WHAT TO WORK ON: Check every line below for the string "chart", and copy the lines that contain it.

:: RECORDS SHOWN

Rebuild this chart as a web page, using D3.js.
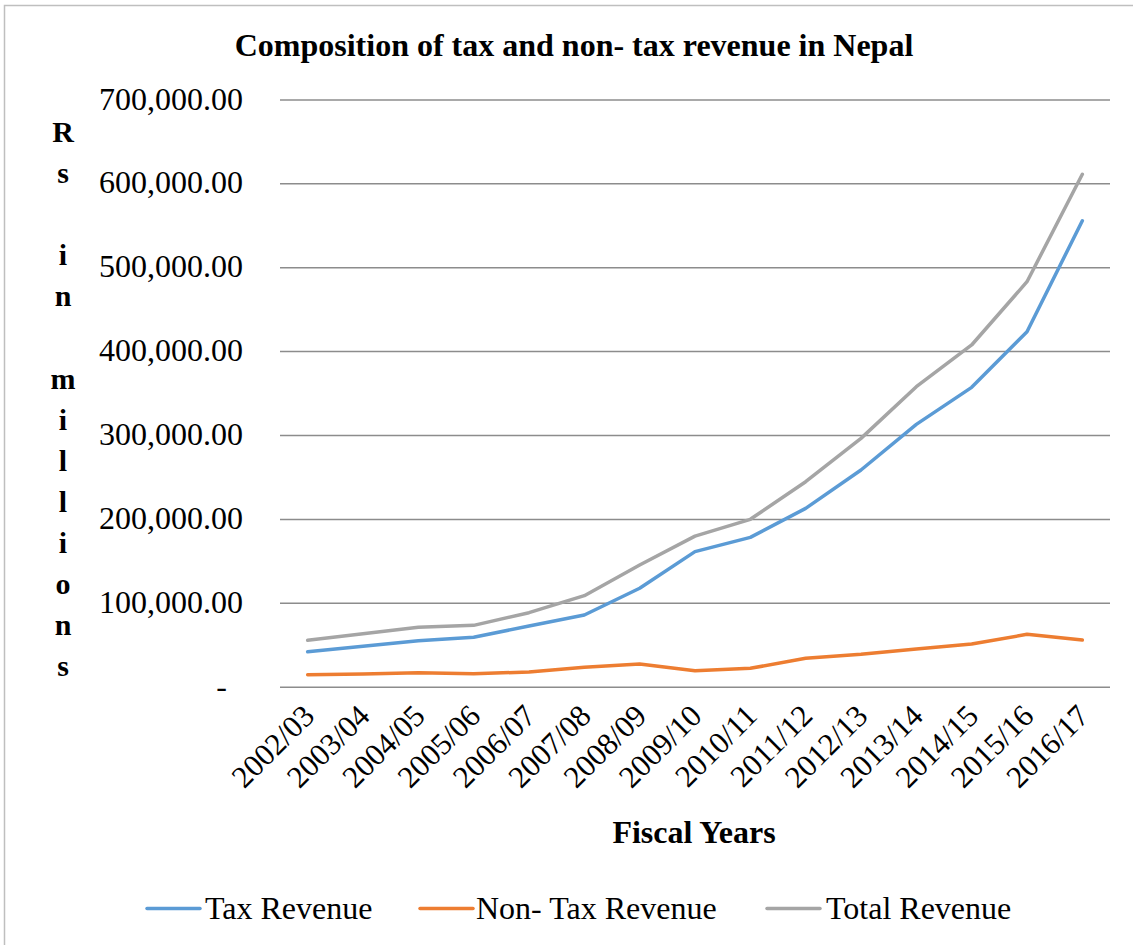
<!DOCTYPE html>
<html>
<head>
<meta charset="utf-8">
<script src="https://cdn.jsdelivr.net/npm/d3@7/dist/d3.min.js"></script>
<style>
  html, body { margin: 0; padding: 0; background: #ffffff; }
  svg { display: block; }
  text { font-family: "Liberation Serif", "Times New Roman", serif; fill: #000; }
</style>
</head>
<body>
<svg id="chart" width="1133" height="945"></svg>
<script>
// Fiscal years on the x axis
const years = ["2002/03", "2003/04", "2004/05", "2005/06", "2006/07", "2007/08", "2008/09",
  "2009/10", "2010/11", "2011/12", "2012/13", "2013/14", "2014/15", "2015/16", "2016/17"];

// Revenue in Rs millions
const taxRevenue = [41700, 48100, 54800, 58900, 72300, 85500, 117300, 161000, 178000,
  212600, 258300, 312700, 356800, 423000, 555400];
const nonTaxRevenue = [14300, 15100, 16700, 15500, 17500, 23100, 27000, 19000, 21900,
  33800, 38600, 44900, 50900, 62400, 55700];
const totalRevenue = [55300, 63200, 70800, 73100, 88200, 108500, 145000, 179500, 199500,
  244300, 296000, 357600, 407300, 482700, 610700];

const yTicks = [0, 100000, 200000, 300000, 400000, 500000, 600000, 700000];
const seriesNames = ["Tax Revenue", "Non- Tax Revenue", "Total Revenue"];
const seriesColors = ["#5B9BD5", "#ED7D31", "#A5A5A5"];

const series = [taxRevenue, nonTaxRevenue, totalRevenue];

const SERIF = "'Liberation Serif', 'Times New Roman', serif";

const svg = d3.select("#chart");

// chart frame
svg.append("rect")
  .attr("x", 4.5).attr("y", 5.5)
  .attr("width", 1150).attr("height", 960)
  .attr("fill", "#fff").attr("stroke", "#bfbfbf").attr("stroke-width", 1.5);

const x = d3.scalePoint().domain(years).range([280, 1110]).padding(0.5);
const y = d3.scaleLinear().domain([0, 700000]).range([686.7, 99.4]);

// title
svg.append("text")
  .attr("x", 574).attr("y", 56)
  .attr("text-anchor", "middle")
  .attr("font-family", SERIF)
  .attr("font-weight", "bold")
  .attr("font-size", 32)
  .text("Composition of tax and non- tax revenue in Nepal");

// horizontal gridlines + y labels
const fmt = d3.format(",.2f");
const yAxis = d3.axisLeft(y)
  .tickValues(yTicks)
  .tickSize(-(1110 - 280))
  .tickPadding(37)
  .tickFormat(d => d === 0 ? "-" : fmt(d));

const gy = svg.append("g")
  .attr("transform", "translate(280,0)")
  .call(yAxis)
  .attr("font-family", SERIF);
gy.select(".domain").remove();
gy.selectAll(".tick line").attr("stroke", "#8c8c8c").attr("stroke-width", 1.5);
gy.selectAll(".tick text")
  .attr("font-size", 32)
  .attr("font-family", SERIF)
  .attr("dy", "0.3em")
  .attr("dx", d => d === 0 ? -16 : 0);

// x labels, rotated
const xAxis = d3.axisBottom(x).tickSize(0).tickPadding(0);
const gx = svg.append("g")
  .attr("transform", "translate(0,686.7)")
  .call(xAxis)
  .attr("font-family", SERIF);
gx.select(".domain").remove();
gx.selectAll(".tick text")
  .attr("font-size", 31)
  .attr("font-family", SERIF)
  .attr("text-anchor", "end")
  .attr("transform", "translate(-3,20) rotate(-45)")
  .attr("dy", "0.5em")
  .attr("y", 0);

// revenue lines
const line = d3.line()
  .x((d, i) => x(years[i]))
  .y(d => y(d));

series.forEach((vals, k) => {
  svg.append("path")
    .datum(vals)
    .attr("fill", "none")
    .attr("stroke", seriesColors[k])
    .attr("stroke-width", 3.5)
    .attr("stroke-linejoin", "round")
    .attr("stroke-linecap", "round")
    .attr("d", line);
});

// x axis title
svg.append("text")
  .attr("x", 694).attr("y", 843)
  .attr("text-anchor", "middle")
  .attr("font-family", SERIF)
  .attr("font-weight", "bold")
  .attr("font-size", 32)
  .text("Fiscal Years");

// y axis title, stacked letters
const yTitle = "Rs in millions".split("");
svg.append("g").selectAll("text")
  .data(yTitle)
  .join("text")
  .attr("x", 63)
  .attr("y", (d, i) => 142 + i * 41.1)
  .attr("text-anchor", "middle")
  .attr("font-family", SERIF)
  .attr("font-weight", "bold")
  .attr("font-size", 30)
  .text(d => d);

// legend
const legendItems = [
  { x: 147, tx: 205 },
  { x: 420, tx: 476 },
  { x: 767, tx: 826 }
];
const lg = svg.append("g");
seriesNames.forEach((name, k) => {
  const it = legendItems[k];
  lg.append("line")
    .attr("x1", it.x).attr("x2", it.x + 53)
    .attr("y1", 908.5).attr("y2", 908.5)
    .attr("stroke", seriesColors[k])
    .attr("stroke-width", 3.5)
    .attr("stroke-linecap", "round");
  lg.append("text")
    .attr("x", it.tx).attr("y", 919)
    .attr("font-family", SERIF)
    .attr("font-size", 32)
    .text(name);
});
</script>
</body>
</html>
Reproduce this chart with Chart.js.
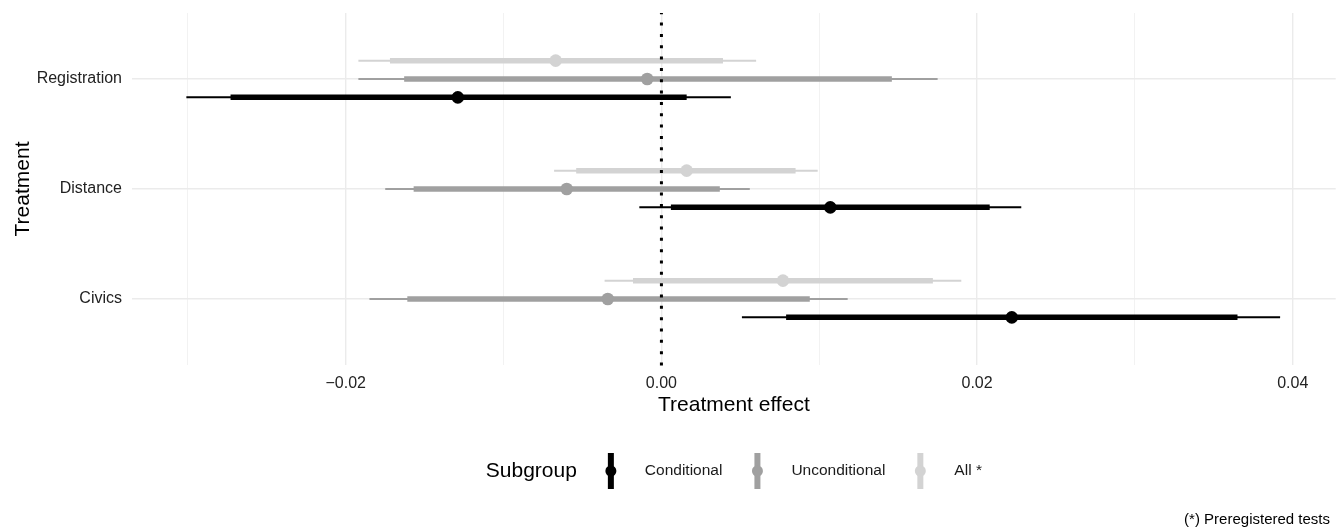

::::

EXPECTED ANSWER:
Rebuild this chart as a web page, using D3.js.
<svg id="chart" width="1133" height="945"></svg>
const svg = d3.select("#chart");
// chart frame
Reproduce this chart with Chart.js.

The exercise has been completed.